Story-wise, I was pleased to see some meta-plot developing with the Destroyer prophecy. I also find John's continued developing story interesting and worth reading. Both show signs of being interesting and more advanced plots beyond “vampire meets woman” plot lines that have generally been very similar and not especially deep. On that note Butch's and Marissa's relationship does not fascinate me, since all the conflict in it is based on their low self-esteem of not being good enough for each other. I'm hopeful that future books will focus more on these developing meta-plots and a little less on the engorged/throbbing/wet/tumescent etc etc. For this developing meta, I'll give it more than previous books.

And I have to address the tropes – not just of this book, but the series because they started in Dark Lover and have kept up through them all.

There are a lot of prostitutes – many many prostitutes in these books – and they're all completely anonymous non-people. No names, no character, they walk on, get physically described, perhaps used, and walk off. In many – perhaps even most – cases they're also victimised. Murdered by Lesser serial killers, fed on by one of the Brothers etc.

Now turn round and look at the heroins – for the most part they're sexually inexperienced, sexually uninterested or outright virgins before meeting their Twu Luvs. If that wasn't coded enough – the Goddess of the vampires, the one they pray to is called the Scribe Virgin.

Not, of course, that these pure adored women are not victims – they get names and get to be adored but all of them have either been attacked and kidnapped or are presented as deeply tragic, vulnerable and tortured. The one strong, kick arse, independent, doesn't need a man to rescue her/hold her hand we've had so far in the series is Xhex (yeah I have no idea how to pronounce that either) who repeatedly has her gender doubted and is called a “shemale”.

Vampire society/as a species is also deeply misogynist. Men create “bonding scents” that marks the women as theirs and go into mad rages should another man touch their women. Women are treated as fragile little flowers or children – there's a tradition of cohntehst (I know I know, the extra hs again) where 2 men fight over a woman and sehclusion where a woman basically becomes the property of her male relatives who control everything she does. The aristocracy even tries to make sehclusion automatic for all unmated females and while Marissa opposes this, she opposes it primarily due to domestic abuse victims who would have no help under such a system rather than because women are quite capable of running their own lives.

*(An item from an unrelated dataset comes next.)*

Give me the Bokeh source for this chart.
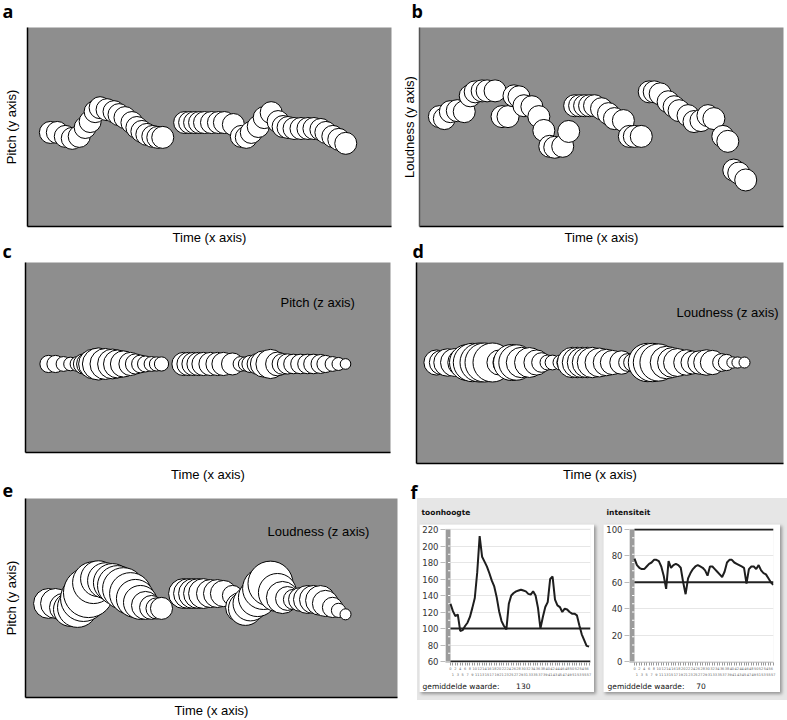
from bokeh.plotting import figure
from bokeh.layouts import row, column
from bokeh.models import Range1d, Label, LinearAxis, FixedTicker, Grid, Title, Spacer
from bokeh.embed import file_html
from bokeh.resources import INLINE

GRAY = "#8e8e8e"
BOX = "#e6e6e6"
LETTER_FONT = "Open Sans"
LABEL_FONT = "Liberation Sans"
SMALL_FONT = "DejaVu Sans"

# ---------------- data: pitch track (panels a, c, e) ----------------
a_time = [23, 30, 38, 45, 52, 58, 63, 68, 73, 80, 87, 92, 98, 105, 110, 115, 120, 126, 131, 136,
          158, 163, 168, 173, 178, 185, 192, 198, 207, 215, 220, 225, 232, 238, 245, 252, 257,
          262, 268, 275, 282, 288, 295, 300, 307, 313, 320]
a_pitch = [95, 95, 91, 89, 91, 100, 106, 116, 120, 118, 116, 113, 110, 105, 100, 96, 93, 91, 90, 90,
           105, 105, 105, 105, 105, 105, 105, 105, 103, 91, 90, 95, 101, 110, 115, 106, 101,
           100, 99, 99, 99, 99, 98, 95, 91, 88, 84]
# loudness at the pitch samples (panel e)
e_loud = [88, 88, 84, 97, 110, 123, 132, 114, 101, 101, 106, 110, 114, 114, 106, 97, 84, 75, 69, 71,
          88, 88, 88, 88, 88, 84, 84, 80, 67, 88, 97, 99, 106, 114, 121, 106, 93,
          75, 67, 75, 84, 84, 88, 80, 67, 54, 47]

# ---------------- data: loudness track (panels b, d) ----------------
b_time = [20, 25, 31, 38, 45, 51, 56, 63, 68, 76, 83, 89, 95, 100, 105, 113, 120, 125, 131, 136, 144, 150,
          156, 161, 166, 171, 176, 183, 190, 196, 205, 211, 216, 223,
          231, 236, 242, 250, 256, 261, 270, 276, 283, 290, 296, 305, 310, 316, 321, 328]
b_loud = [111, 109, 116, 117, 116, 132, 136, 137, 137, 137, 111, 111, 132, 131, 122, 121, 111, 97, 81, 80, 81, 96,
          122, 122, 122, 122, 122, 119, 114, 109, 107, 91, 91, 91,
          136, 136, 134, 126, 121, 117, 112, 106, 107, 112, 109, 91, 86, 57, 54, 47]

# ---------------- data: panel f ----------------
f_pitch = [130, 121, 115, 117, 97, 98, 103, 107, 114, 125,
           137, 168, 212, 187, 181, 175, 167, 158, 151, 138,
           121, 109, 103, 99, 130, 140, 143, 145, 146, 147,
           146, 145, 142, 141, 145, 140, 125, 100, 114, 126,
           132, 160, 163, 135, 128, 126, 120, 124, 123, 120,
           118, 118, 116, 104, 93, 86, 79, 78]
f_int = [78, 73, 71, 70, 70, 72, 74, 75, 77, 77,
         76, 72, 65, 55, 76, 71, 73, 74, 73, 71,
         60, 51, 63, 67, 70, 72, 73, 72, 71, 69,
         65, 72, 72, 70, 68, 66, 64, 68, 75, 77,
         77, 75, 74, 73, 72, 71, 59, 70, 72, 72,
         70, 73, 69, 67, 66, 63, 60, 58]
f_pitch_ticks = [60, 80, 100, 120, 140, 160, 180, 200, 220]
f_int_ticks = [0, 20, 40, 60, 80, 100]
thresholds = [60, 100]
f_titles = ["toonhoogte", "intensiteit"]
f_means = ["130", "70"]
letters = ["a", "b", "c", "d", "e", "f"]


def pitch_size(p):
    return 13 + (p - 88) * 0.6


def loud_size_d(v):
    return 11 + 28 * ((v - 47) / 90.0) ** 2


def loud_size_e(v):
    return 11 + (v - 47) * 0.46


def strip(h, items, overlap_top=0, overlap_bottom=0):
    """full-width transparent strip carrying the panel letters"""
    p = figure(width=787, height=h, x_range=Range1d(0, 787), y_range=Range1d(0, h),
               x_axis_type=None, y_axis_type=None, toolbar_location=None,
               output_backend="svg", min_border=0,
               margin=(-overlap_top, 0, -overlap_bottom, 0))
    p.background_fill_alpha = 0
    p.border_fill_alpha = 0
    p.outline_line_color = None
    for txt, x, y in items:
        p.add_layout(Label(x=x, y=y, text=txt, text_font=LETTER_FONT, text_font_size="18px",
                           text_font_style="bold", text_baseline="alphabetic", text_color="black"))
    return p


def bubble_panel(w, h, bl, br, bb, xr, yr, xs, ys, sizes, ylabel, xstand, ystand, left_color="black"):
    p = figure(width=w, height=h, x_range=Range1d(*xr), y_range=Range1d(*yr),
               x_axis_type=None, y_axis_type=None, toolbar_location=None,
               output_backend="svg", min_border_left=bl, min_border_right=br,
               min_border_top=0, min_border_bottom=bb)
    p.background_fill_color = GRAY
    p.border_fill_color = "white"
    p.outline_line_color = None
    xa = LinearAxis(ticker=FixedTicker(ticks=[]), axis_label="Time (x axis)",
                    axis_label_text_font=LABEL_FONT, axis_label_text_font_size="13px",
                    axis_label_text_font_style="normal", axis_label_text_color="black",
                    axis_label_standoff=xstand, axis_line_color="black", axis_line_width=1.5,
                    major_tick_out=0, major_tick_in=0, minor_tick_out=0, minor_tick_in=0)
    p.add_layout(xa, "below")
    ya = LinearAxis(ticker=FixedTicker(ticks=[]), axis_label=ylabel,
                    axis_label_text_font=LABEL_FONT, axis_label_text_font_size="13px",
                    axis_label_text_font_style="normal", axis_label_text_color="black",
                    axis_label_standoff=ystand, axis_line_color=left_color, axis_line_width=1.5,
                    major_tick_out=0, major_tick_in=0, minor_tick_out=0, minor_tick_in=0)
    p.add_layout(ya, "left")
    p.scatter(xs, ys, size=sizes, fill_color="white", line_color="black", line_width=1)
    return p


def ztext(p, txt, x, y, align="left"):
    p.add_layout(Label(x=x, y=y, text=txt, text_font=LABEL_FONT, text_font_size="13px",
                       text_baseline="middle", text_align=align, text_color="black"))


# panel a
fa = bubble_panel(398, 220, 25, 7, 19, (0, 366), (0, 201), a_time, a_pitch,
                  [22] * len(a_time), "Pitch (y axis)", 3, 9)
# panel b
fb = bubble_panel(389, 220, 19, 4, 19, (0, 366), (0, 201), b_time, b_loud,
                  [22] * len(b_time), "Loudness (y axis)", 3, 3, left_color="#555555")
# panel c
fc = bubble_panel(398, 222, 25, 8, 31, (0, 365), (-89, 102), a_time, [0] * len(a_time),
                  [pitch_size(v) for v in a_pitch], None, 14, 0)
ztext(fc, "Pitch (z axis)", 255, 62)
# panel d
fd = bubble_panel(389, 222, 18, 4, 19, (0, 367), (-102, 101), b_time, [0] * len(b_time),
                  [loud_size_d(v) for v in b_loud], None, 3, 0)
ztext(fd, "Loudness (z axis)", 362, 51, align="right")
# panel e
fe = bubble_panel(405, 222, 25, 8, 21, (0, 372), (0, 201), a_time, a_pitch,
                  [loud_size_e(v) for v in e_loud], "Pitch (y axis)", 5, 7)
ztext(fe, "Loudness (z axis)", 242, 168)

s1 = strip(27, [(letters[0], 2, 17), (letters[1], 411, 17)])
s2 = strip(32, [(letters[2], 2, 12), (letters[3], 412, 12)], overlap_top=17)
s3 = strip(38, [(letters[4], 2, 16), (letters[5], 410, 15)], overlap_top=16, overlap_bottom=8)


# panel f
def title_fig(txt, w, x):
    p = figure(width=w, height=26, x_range=Range1d(0, w), y_range=Range1d(0, 26),
               x_axis_type=None, y_axis_type=None, toolbar_location=None,
               output_backend="svg", min_border=0)
    p.background_fill_color = BOX
    p.border_fill_color = BOX
    p.outline_line_color = None
    p.add_layout(Label(x=x, y=12, text=txt, text_font=SMALL_FONT, text_font_size="7.5px",
                       text_font_style="bold", text_baseline="alphabetic", text_color="#111111"))
    return p


def f_chart(values, ticks, w, x_end, bl, br, mean_txt, gap):
    idx = list(range(len(values)))
    span = ticks[-1] - ticks[0]
    pad = span / 132.0
    x_start = -2.05
    p = figure(width=w, height=168, x_range=Range1d(x_start, x_end),
               y_range=Range1d(ticks[0] - pad, ticks[-1] + pad),
               x_axis_type=None, y_axis_type=None, toolbar_location=None, output_backend="svg",
               min_border_left=bl, min_border_right=br, min_border_top=4, min_border_bottom=30,
               styles={"box-shadow": "2px 2px 3px rgba(0,0,0,0.35)"})
    p.background_fill_color = "white"
    p.border_fill_color = "white"
    p.outline_line_color = None
    p.add_layout(Grid(dimension=1, ticker=FixedTicker(ticks=ticks), grid_line_color="#e6e6e6"))
    ya = LinearAxis(ticker=FixedTicker(ticks=ticks), major_label_text_font=SMALL_FONT,
                    major_label_text_font_size="8.5px", major_label_text_color="#333333",
                    axis_line_color=None, major_tick_line_color="#bbbbbb", major_tick_out=5,
                    major_tick_in=0, minor_tick_line_color=None, major_label_standoff=2)
    p.add_layout(ya, "left")
    x1 = LinearAxis(ticker=FixedTicker(ticks=idx),
                    major_label_overrides={i: "" for i in idx if i % 2 == 1},
                    major_label_text_font=SMALL_FONT, major_label_text_font_size="3.5px",
                    major_label_text_color="#666666", axis_line_color="#cccccc",
                    major_tick_line_color="#999999", major_tick_out=3, major_tick_in=0,
                    minor_tick_line_color=None, major_label_standoff=1)
    p.add_layout(x1, "below")
    x2 = LinearAxis(ticker=FixedTicker(ticks=[i for i in idx if i % 2 == 1]),
                    major_label_text_font=SMALL_FONT, major_label_text_font_size="3.5px",
                    major_label_text_color="#666666", axis_line_color=None,
                    major_tick_line_color=None, major_tick_out=0, major_tick_in=0,
                    minor_tick_line_color=None, major_label_standoff=0)
    p.add_layout(x2, "below")
    p.add_layout(Title(text="gemiddelde waarde:" + "\u00a0" * gap + mean_txt, align="left",
                       offset=-(bl - 3), text_font=SMALL_FONT, text_font_size="7.5px",
                       text_font_style="normal", text_color="#111111", standoff=3), "below")
    # grey scale bar with marks
    p.quad(left=[x_start], right=[0], bottom=[ticks[0]], top=[ticks[-1]],
           fill_color="#9b9b9b", line_color=None)
    marks = [ticks[0] + k * span / 16.0 for k in range(1, 16)]
    p.segment(x0=[-1.0] * len(marks), x1=[0] * len(marks), y0=marks, y1=marks,
              line_color="white", line_width=1)
    for thr in thresholds:
        p.segment(x0=[0], x1=[x_end], y0=[thr], y1=[thr], line_color="#222222", line_width=2)
    p.line(idx, values, line_color="#1e1e1e", line_width=2)
    return p


t_l = title_fig(f_titles[0], 175, 2)
t_r = title_fig(f_titles[1], 177, 3)
c_l = f_chart(f_pitch, f_pitch_ticks, 175, 57.6, 26, 4, f_means[0], 7)
c_r = f_chart(f_int, f_int_ticks, 177, 57.1, 25, 7, f_means[1], 5)

fbox = column(
    row(Spacer(width=2), t_l, Spacer(width=9), t_r, Spacer(width=7)),
    row(Spacer(width=2), c_l, Spacer(width=9), c_r, Spacer(width=7)),
    Spacer(height=8),
    styles={"background-color": BOX},
)

root = column(
    s1,
    row(column(fa), column(fb)),
    s2,
    row(column(fc), column(fd)),
    s3,
    row(fe, Spacer(width=12), column(fbox, Spacer(height=20))),
)

open("out.html", "w").write(file_html(root, INLINE))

Her objection is primarily founded in the vulnerability of women, not the assertion of their right to be independent.

This book also continues with the same casual misogynistic and homophobic language we're so used to.

And finally, no book review of the Black Dagger Brotherhood would be complete without a mocking of the names and language. In addition to Dhestroyer (new name) a prize has to go to the word phearsome a term referring to the “potency of a male's sexual organs”. Yes, I'll present that without comment I think.